━━ Source excerpt ━━
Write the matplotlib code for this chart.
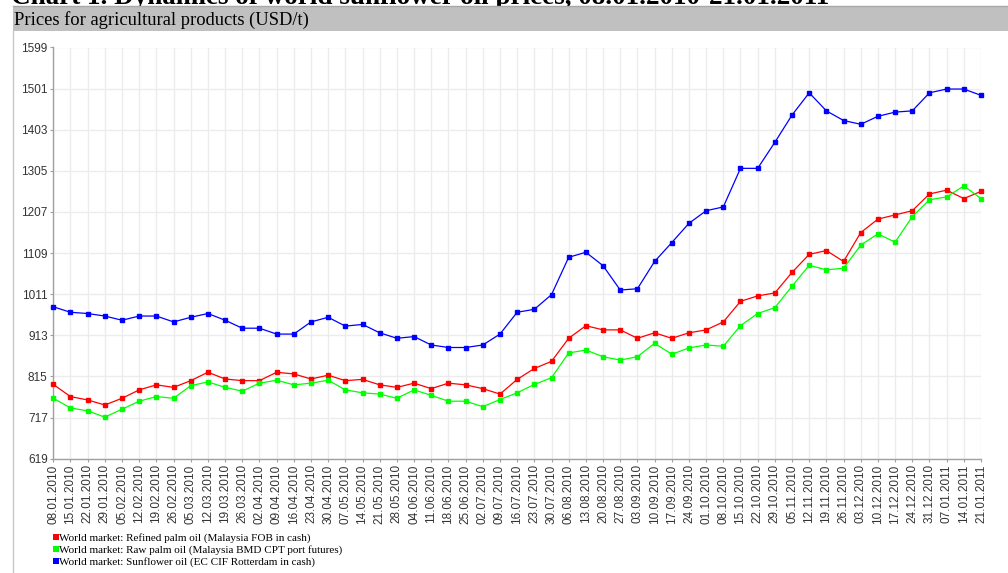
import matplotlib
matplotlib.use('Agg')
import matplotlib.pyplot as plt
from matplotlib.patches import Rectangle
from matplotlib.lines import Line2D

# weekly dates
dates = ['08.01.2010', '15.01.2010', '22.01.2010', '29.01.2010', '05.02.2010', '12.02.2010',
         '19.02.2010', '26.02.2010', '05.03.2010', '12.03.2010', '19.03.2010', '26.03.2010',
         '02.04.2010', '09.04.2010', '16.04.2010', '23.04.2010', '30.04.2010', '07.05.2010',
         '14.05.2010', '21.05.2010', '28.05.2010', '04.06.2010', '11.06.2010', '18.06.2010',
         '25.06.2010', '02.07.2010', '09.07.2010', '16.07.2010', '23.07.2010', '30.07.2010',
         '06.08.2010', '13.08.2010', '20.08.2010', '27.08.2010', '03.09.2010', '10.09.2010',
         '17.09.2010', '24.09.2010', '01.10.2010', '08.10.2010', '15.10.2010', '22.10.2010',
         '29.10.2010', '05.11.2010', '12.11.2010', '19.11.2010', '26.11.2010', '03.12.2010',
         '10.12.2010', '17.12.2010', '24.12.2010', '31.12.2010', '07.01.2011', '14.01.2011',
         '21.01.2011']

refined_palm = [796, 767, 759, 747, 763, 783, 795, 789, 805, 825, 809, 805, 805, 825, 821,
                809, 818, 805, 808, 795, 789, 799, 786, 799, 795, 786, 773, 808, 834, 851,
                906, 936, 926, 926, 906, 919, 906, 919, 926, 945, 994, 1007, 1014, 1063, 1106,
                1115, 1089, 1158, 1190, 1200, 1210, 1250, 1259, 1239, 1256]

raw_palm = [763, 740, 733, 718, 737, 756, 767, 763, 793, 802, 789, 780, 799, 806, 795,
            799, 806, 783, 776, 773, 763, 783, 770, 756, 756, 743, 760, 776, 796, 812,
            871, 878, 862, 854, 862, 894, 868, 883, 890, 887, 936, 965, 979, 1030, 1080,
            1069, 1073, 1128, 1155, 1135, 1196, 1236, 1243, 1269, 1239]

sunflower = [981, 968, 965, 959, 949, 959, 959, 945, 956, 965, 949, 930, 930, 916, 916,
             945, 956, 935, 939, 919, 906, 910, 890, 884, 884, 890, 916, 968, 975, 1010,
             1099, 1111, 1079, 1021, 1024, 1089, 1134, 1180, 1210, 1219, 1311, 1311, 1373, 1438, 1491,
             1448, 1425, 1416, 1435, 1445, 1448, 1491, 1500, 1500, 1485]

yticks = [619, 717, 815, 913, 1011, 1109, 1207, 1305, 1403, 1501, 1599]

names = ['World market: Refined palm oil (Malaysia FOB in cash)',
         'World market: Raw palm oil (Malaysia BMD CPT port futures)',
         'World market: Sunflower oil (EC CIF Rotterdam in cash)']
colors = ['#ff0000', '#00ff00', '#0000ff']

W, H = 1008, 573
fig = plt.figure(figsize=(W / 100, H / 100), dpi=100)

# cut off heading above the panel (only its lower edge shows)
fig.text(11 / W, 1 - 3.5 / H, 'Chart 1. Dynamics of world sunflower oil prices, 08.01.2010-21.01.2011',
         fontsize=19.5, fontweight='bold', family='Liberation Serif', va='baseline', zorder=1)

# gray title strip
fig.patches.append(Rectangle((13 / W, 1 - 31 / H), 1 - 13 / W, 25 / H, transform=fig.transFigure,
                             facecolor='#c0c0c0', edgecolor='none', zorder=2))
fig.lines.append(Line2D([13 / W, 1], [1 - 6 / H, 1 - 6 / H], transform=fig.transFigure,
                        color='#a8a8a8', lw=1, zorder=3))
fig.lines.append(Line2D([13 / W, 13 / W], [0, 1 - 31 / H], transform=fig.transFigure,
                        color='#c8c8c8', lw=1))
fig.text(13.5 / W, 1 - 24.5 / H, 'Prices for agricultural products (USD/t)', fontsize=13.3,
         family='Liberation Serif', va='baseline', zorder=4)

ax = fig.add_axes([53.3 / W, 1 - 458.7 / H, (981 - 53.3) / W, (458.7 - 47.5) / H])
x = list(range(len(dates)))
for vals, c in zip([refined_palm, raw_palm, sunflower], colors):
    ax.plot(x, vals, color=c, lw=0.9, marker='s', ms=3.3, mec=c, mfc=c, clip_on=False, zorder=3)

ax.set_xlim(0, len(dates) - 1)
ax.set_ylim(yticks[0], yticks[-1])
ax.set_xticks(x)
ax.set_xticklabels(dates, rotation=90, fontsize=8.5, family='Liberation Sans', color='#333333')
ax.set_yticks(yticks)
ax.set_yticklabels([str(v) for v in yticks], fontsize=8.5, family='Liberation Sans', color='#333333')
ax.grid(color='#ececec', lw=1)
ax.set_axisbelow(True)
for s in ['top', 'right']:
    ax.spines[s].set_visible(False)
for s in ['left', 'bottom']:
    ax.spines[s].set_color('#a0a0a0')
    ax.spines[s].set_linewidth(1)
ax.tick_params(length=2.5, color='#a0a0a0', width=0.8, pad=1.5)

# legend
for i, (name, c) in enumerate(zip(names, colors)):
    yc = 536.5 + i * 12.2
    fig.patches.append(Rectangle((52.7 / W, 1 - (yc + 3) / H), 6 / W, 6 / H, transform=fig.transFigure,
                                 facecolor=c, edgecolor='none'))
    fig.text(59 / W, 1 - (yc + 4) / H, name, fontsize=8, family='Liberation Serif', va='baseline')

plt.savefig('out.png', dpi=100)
━━━
● Directions for this task:
Repeat the listing verbatim. Skip the pictures.

● Output of the task:
Write the matplotlib code for this chart.
import matplotlib
matplotlib.use('Agg')
import matplotlib.pyplot as plt
from matplotlib.patches import Rectangle
from matplotlib.lines import Line2D

# weekly dates
dates = ['08.01.2010', '15.01.2010', '22.01.2010', '29.01.2010', '05.02.2010', '12.02.2010',
         '19.02.2010', '26.02.2010', '05.03.2010', '12.03.2010', '19.03.2010', '26.03.2010',
         '02.04.2010', '09.04.2010', '16.04.2010', '23.04.2010', '30.04.2010', '07.05.2010',
         '14.05.2010', '21.05.2010', '28.05.2010', '04.06.2010', '11.06.2010', '18.06.2010',
         '25.06.2010', '02.07.2010', '09.07.2010', '16.07.2010', '23.07.2010', '30.07.2010',
         '06.08.2010', '13.08.2010', '20.08.2010', '27.08.2010', '03.09.2010', '10.09.2010',
         '17.09.2010', '24.09.2010', '01.10.2010', '08.10.2010', '15.10.2010', '22.10.2010',
         '29.10.2010', '05.11.2010', '12.11.2010', '19.11.2010', '26.11.2010', '03.12.2010',
         '10.12.2010', '17.12.2010', '24.12.2010', '31.12.2010', '07.01.2011', '14.01.2011',
         '21.01.2011']

refined_palm = [796, 767, 759, 747, 763, 783, 795, 789, 805, 825, 809, 805, 805, 825, 821,
                809, 818, 805, 808, 795, 789, 799, 786, 799, 795, 786, 773, 808, 834, 851,
                906, 936, 926, 926, 906, 919, 906, 919, 926, 945, 994, 1007, 1014, 1063, 1106,
                1115, 1089, 1158, 1190, 1200, 1210, 1250, 1259, 1239, 1256]

raw_palm = [763, 740, 733, 718, 737, 756, 767, 763, 793, 802, 789, 780, 799, 806, 795,
            799, 806, 783, 776, 773, 763, 783, 770, 756, 756, 743, 760, 776, 796, 812,
            871, 878, 862, 854, 862, 894, 868, 883, 890, 887, 936, 965, 979, 1030, 1080,
            1069, 1073, 1128, 1155, 1135, 1196, 1236, 1243, 1269, 1239]

sunflower = [981, 968, 965, 959, 949, 959, 959, 945, 956, 965, 949, 930, 930, 916, 916,
             945, 956, 935, 939, 919, 906, 910, 890, 884, 884, 890, 916, 968, 975, 1010,
             1099, 1111, 1079, 1021, 1024, 1089, 1134, 1180, 1210, 1219, 1311, 1311, 1373, 1438, 1491,
             1448, 1425, 1416, 1435, 1445, 1448, 1491, 1500, 1500, 1485]

yticks = [619, 717, 815, 913, 1011, 1109, 1207, 1305, 1403, 1501, 1599]

names = ['World market: Refined palm oil (Malaysia FOB in cash)',
         'World market: Raw palm oil (Malaysia BMD CPT port futures)',
         'World market: Sunflower oil (EC CIF Rotterdam in cash)']
colors = ['#ff0000', '#00ff00', '#0000ff']

W, H = 1008, 573
fig = plt.figure(figsize=(W / 100, H / 100), dpi=100)

# cut off heading above the panel (only its lower edge shows)
fig.text(11 / W, 1 - 3.5 / H, 'Chart 1. Dynamics of world sunflower oil prices, 08.01.2010-21.01.2011',
         fontsize=19.5, fontweight='bold', family='Liberation Serif', va='baseline', zorder=1)

# gray title strip
fig.patches.append(Rectangle((13 / W, 1 - 31 / H), 1 - 13 / W, 25 / H, transform=fig.transFigure,
                             facecolor='#c0c0c0', edgecolor='none', zorder=2))
fig.lines.append(Line2D([13 / W, 1], [1 - 6 / H, 1 - 6 / H], transform=fig.transFigure,
                        color='#a8a8a8', lw=1, zorder=3))
fig.lines.append(Line2D([13 / W, 13 / W], [0, 1 - 31 / H], transform=fig.transFigure,
                        color='#c8c8c8', lw=1))
fig.text(13.5 / W, 1 - 24.5 / H, 'Prices for agricultural products (USD/t)', fontsize=13.3,
         family='Liberation Serif', va='baseline', zorder=4)

ax = fig.add_axes([53.3 / W, 1 - 458.7 / H, (981 - 53.3) / W, (458.7 - 47.5) / H])
x = list(range(len(dates)))
for vals, c in zip([refined_palm, raw_palm, sunflower], colors):
    ax.plot(x, vals, color=c, lw=0.9, marker='s', ms=3.3, mec=c, mfc=c, clip_on=False, zorder=3)

ax.set_xlim(0, len(dates) - 1)
ax.set_ylim(yticks[0], yticks[-1])
ax.set_xticks(x)
ax.set_xticklabels(dates, rotation=90, fontsize=8.5, family='Liberation Sans', color='#333333')
ax.set_yticks(yticks)
ax.set_yticklabels([str(v) for v in yticks], fontsize=8.5, family='Liberation Sans', color='#333333')
ax.grid(color='#ececec', lw=1)
ax.set_axisbelow(True)
for s in ['top', 'right']:
    ax.spines[s].set_visible(False)
for s in ['left', 'bottom']:
    ax.spines[s].set_color('#a0a0a0')
    ax.spines[s].set_linewidth(1)
ax.tick_params(length=2.5, color='#a0a0a0', width=0.8, pad=1.5)

# legend
for i, (name, c) in enumerate(zip(names, colors)):
    yc = 536.5 + i * 12.2
    fig.patches.append(Rectangle((52.7 / W, 1 - (yc + 3) / H), 6 / W, 6 / H, transform=fig.transFigure,
                                 facecolor=c, edgecolor='none'))
    fig.text(59 / W, 1 - (yc + 4) / H, name, fontsize=8, family='Liberation Serif', va='baseline')

plt.savefig('out.png', dpi=100)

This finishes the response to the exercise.